En Cartagena ya empieza a haber una incipiente reacción. Memes y actos artísticos alrededor de ideas como “Primero el ciudadano y luego el turista” o “Del Pie de la Popa para allá” reflejan una actitud crítica frente a este fenómeno, que en Cartagena termina confluyendo con la histórica desigualdad económica y social que se encarna en nuestra ciudad.


Gentrificación

La Fundéu también lo acepta y lo define así: “es una adaptación adecuada al español del término inglés gentrification, con el que se alude al proceso mediante el cual la población original de un sector o barrio, generalmente céntrico y popular, es progresivamente desplazada por otra de un nivel adquisitivo mayor”.

La socióloga inglesa Ruth Glass fue la primera en usarlo, en 1964, cuando estudiaba las transformaciones urbanas del Londres de entonces. Gentry en inglés es una palabra que designa a la baja y media nobleza, y representaba a esa clase social que estaba tomando los espacios de algunos barrios populares. 

Como se ve, hay una diferencia de fondo con la turistificación. Teóricamente podría pensarse en un barrio en el que toda una clase social popular sea desplazada por una con más recursos y que, además, esta se organice en conjuntos cerrados en los que no se escuche ni se vea el mínimo elemento externo, nada de lo que antes había allí. Y por supuesto, ni un solo turista a kilómetros a la redonda. No es la única forma. Un centro comercial también podría gentrificar a un sector de pequeños propietarios de comercios.
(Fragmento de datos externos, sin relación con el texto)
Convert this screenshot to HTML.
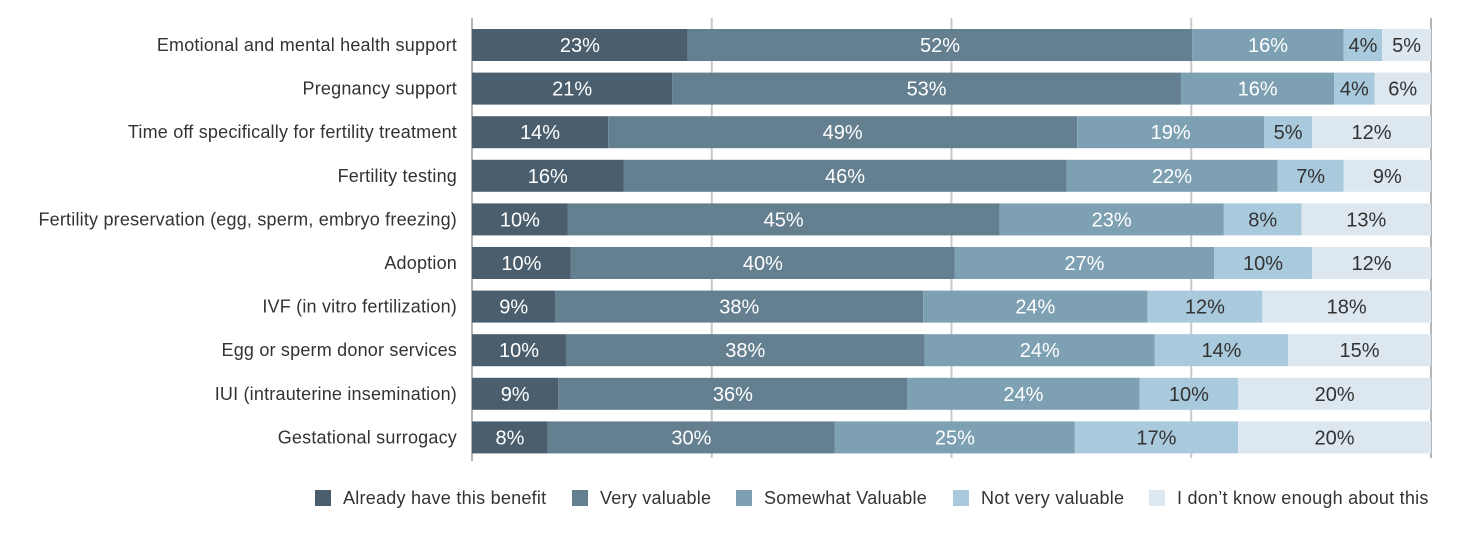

Y la gentrificación tiene una doble cara para los vecinos. Hay los que salen expulsados sin recibir mayor cosa a cambio y los que legítimamente venden su predio a unos precios que les permiten asegurarse el futuro propio y de la familia. En la mitad quedan los que nunca quisieran irse, pero a quienes los costos de los servicios, los impuestos y la vida en el barrio los obliga. También, los que tienen las condiciones de resistir y permanecer; los que saben que les podrían dar un dineral por su casa pero valoran más el arraigo, la esencia del barrio y persisten en mantenerla. Getsemaní es un buen ejemplo de esos matices.